Against the Warlock is not the final word on this magic system.  At some point in the future, I intend to explore it further, maybe conduct a few more experiments, and eventually incorporate a more mature version of psychosomatic magic into a longer piece.  That does not detract from Against the Warlock as a stand-alone story with a concise adventure and an intriguing magic system.  I hope you enjoy Against the Warlock.

It wasn’t dark; neither was it light.  A perpetual half-light afflicted this patch of jungle.  The trees were more gnarled, the paths more treacherous, and the animals too quiet, those that had not fled.  Animals weren’t affected by the First Language like humans, but they could still sense when something about their environment was wrong.

Even knowing these changes were only perceived, Lun-Go shivered.  Her grey-white wrappings over leather armor seemed scant protection against the looming, threatening sense.  No matter how she told herself it was imaginary, a magus’ story spoken into her hindbrain, the trees remained stubbornly twisted and the path remained determinedly perilous.

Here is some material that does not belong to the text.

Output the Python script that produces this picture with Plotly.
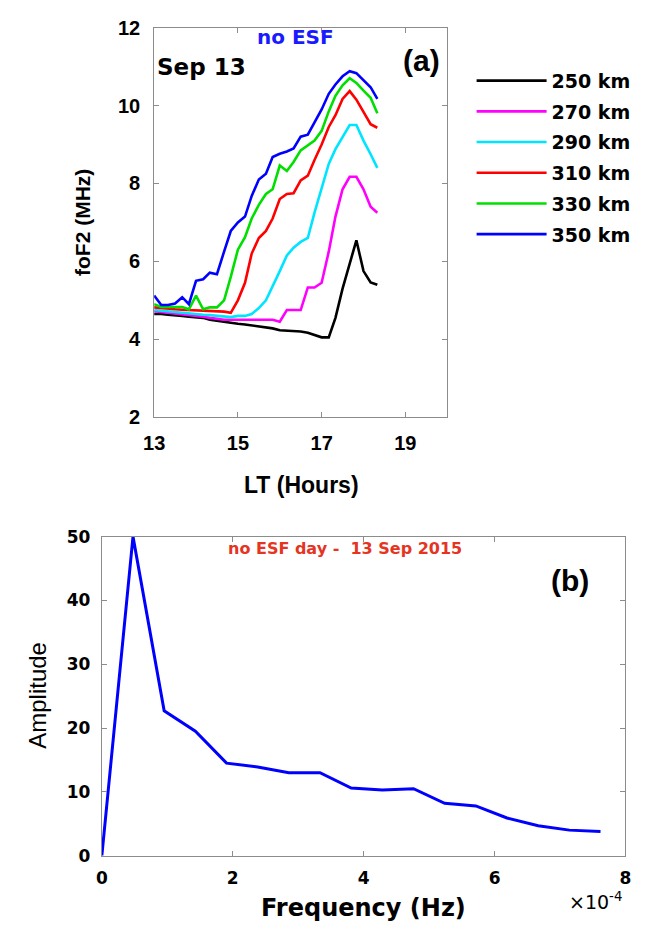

Nor was Nebah handling the effects much better than Lun-Go.  His dark brow was twisted, he clutched the golden button that was supposed to help keep him from responding to Suggestion so its design imprinted on his palm, and he muttered a counter-story in the First Language, but affecting oneself with Suggestion was far harder than affecting others.  No magus he knew was as powerful as the one lurking at the center of this perceived distortion.

Spoken into their imaginations, the nightmare appeared from nowhere.  A monstrous, orange-flecked creature with too many limbs and unnatural proportions, it scuttled at the mercenary pair with exaggerated claws and fangs extended.

“It’s not real,” Nebah declared.  The way he eyed the monster suggested he had not convinced himself.  “Awareness should break the Suggestion.  Hold your ground.  It’s.  Not.  Real.”